Acknowledging this issue, Ramaphosa said that the current regulatory framework will be adapted to facilitate new generation projects while protecting the integrity of the national grid. More significantly, it was noted that applications for own-use generation projects are being fast-tracked.

Sustainable finance has increased over the past decade, with nearly R5-trillion being invested globally each year. This has translated into extraordinary growth in wind and solar energy with the average prices dropping 73% and 22% respectively. In the car manufacturing industry, companies investing in batteries have seen their prices decrease by 80%, with a further 60% reduction predicted this decade.

Sustainable finance has increased over the past decade, with nearly R5-trillion being invested globally each year.

While solar and wind are a small part of the current total energy supply in economies, both the residential and commercial sectors are fast adapting to integrating renewable energy into the mix. In the US, for example, Google purchased 1 600 MW from 18 different providers in 2019. Locally, large businesses are doing the same – with Anheuser-Busch InBev connecting its South African breweries to 8.7 MW of distributed solar energy procured through power purchase agreements (PPAs) with local PV systems operator SOLA Group.

The United Nations Industrial Development Organisation (UNIDO) points out that approximately three-quarters of the energy used in the industrial sector is related to the production of energy-intensive commodities, such as ferrous and non-ferrous metals, chemicals and petrochemicals, non-metallic mineral materials, and pulp and paper.

With energy constituting one of the highest costs in overall production, companies are continuously looking at ways to drive these costs down – something that green power provides a solution to.

Photo Supplied by IMPower

Businesses are seeing the value of embedded electricity solutions for their supply chains, adds Govender. “Apart from addressing energy shortfalls from national energy providers like Eskom, according to research by Deloitte, using renewable energy can help businesses across their supply chains by decreasing long-term costs, mitigating risk, driving new revenue, enhancing brand value, and improving employee engagement.”
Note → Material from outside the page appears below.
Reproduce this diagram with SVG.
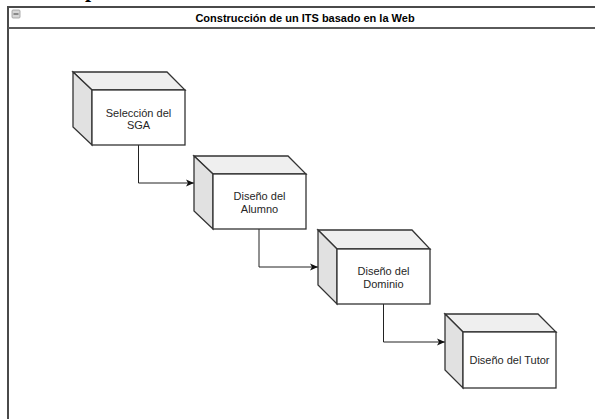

Renewable energy will not be the expected all-in-one solution, but rather it will be the catalyst that capacitates municipalities, business and entire industry sectors – providing a cheaper and more sustainable source of energy that allows them to reinvest, build and ultimately contribute to economic growth in the country.

Greater decentralisation

According to the United Nations, 85% of the global population has access to basic electricity services, up from 73% in 1990. While this has largely been through governments’ efforts in extending national grids, there has been a sharp increase in the demand for off-grid decentralised solutions.

Govender says that, unlike the traditional energy economy, renewable energy is a lot more decentralised. “This has a greater economic benefit to developing countries, particularly in Africa, who can grow their indigenous low-cost energy sources while ensuring that the money stays largely in the region. Countries that were once importers of energy may become self-sufficient, even exporting electricity or hydrogen to other markets.”

With the right blend of policy and regulatory support, innovation and technical assistance, Africa will see the light and will have the power to shine.

Decentralisation supports the UN’s Sustainable Development Goals that require aligning new pools of capital, innovative decentralised distribution models, supportive public policy, and new technology applications. In rural and remote areas across the continent, the true potential of decentralised electrification solutions is realised – to provide cost-efficient and accessible energy where traditional grid infrastructure provides neither.

With the right blend of policy and regulatory support, innovation and technical assistance, Africa will see the light and will have the power to shine.